[TASK DESCRIPTION]
Return each line holding the string "diagram".
-- BEGIN PROVIDED INFORMATION --
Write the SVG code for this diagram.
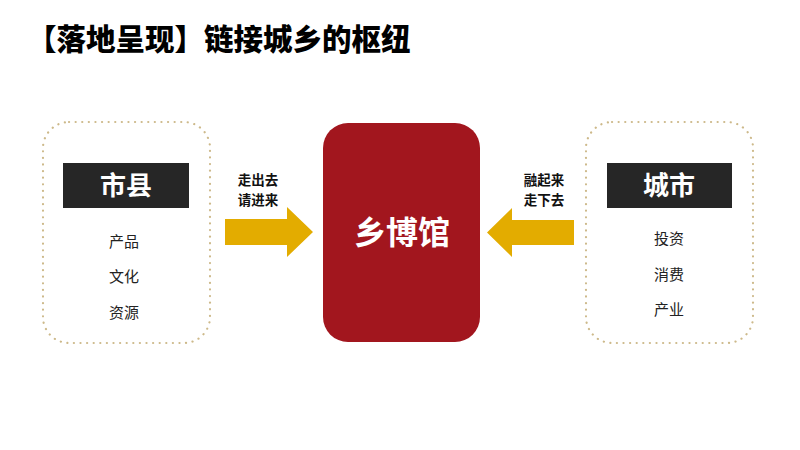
<svg xmlns="http://www.w3.org/2000/svg" width="800" height="450" viewBox="0 0 800 450">
<defs>
<style>
text{font-family:"Noto Sans CJK SC","Noto Sans",sans-serif;}
.title{font-size:29.5px;font-weight:900;fill:#000;}
.frame{fill:none;stroke:#cdb98a;stroke-width:2.2;stroke-dasharray:0.1 6.5;stroke-linecap:round;}
.tag{fill:#262626;}
.tagtxt{font-size:26px;font-weight:bold;fill:#fff;text-anchor:middle;}
.item{font-size:15px;fill:#222;text-anchor:middle;}
.arrow{fill:#e3ac00;}
.albl{font-size:13.5px;font-weight:bold;fill:#111;text-anchor:middle;}
.hub{fill:#a2161e;}
.hubtxt{font-size:32px;font-weight:bold;fill:#fff;text-anchor:middle;}
</style>
</defs>
<rect width="800" height="450" fill="#fff"/>
<text class="title" x="27" y="50">【落地呈现】链接城乡的枢纽</text>

<g id="node-shixian">
<rect class="frame" x="43" y="122" width="167" height="221" rx="26"/>
<rect class="tag" x="63" y="163" width="126" height="45"/>
<text class="tagtxt" x="126" y="195">市县</text>
<text class="item" x="124" y="247">产品</text>
<text class="item" x="124" y="282">文化</text>
<text class="item" x="124" y="318">资源</text>
</g>

<g id="node-hub">
<rect class="hub" x="323" y="123" width="157" height="219" rx="25"/>
<text class="hubtxt" x="402" y="244">乡博馆</text>
</g>

<g id="node-city">
<rect class="frame" x="586" y="122" width="167" height="221" rx="26"/>
<rect class="tag" x="607" y="163" width="125" height="45"/>
<text class="tagtxt" x="669" y="195">城市</text>
<text class="item" x="669" y="244">投资</text>
<text class="item" x="669" y="280">消费</text>
<text class="item" x="669" y="315">产业</text>
</g>

<g id="connectors">
<polygon class="arrow" points="225,219 287,219 287,207 313,232 287,257 287,245 225,245"/>
<text class="albl" x="258" y="185">走出去</text>
<text class="albl" x="258" y="204.5">请进来</text>
<polygon class="arrow" points="574,220 512,220 512,208 487,232.5 512,257 512,245 574,245"/>
<text class="albl" x="544" y="185">融起来</text>
<text class="albl" x="544" y="204.5">走下去</text>
</g>
</svg>
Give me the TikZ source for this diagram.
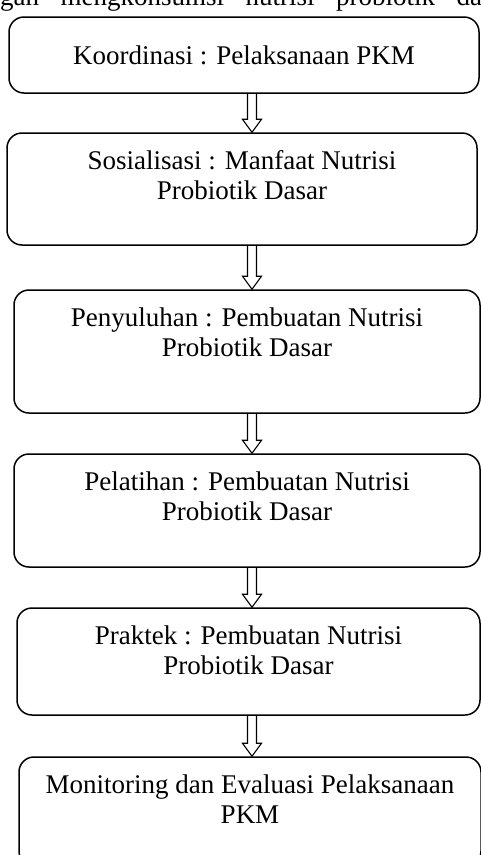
-- END PROVIDED INFORMATION --
[SOLUTION TO THE PROBLEM]
Write the SVG code for this diagram.
Give me the TikZ source for this diagram.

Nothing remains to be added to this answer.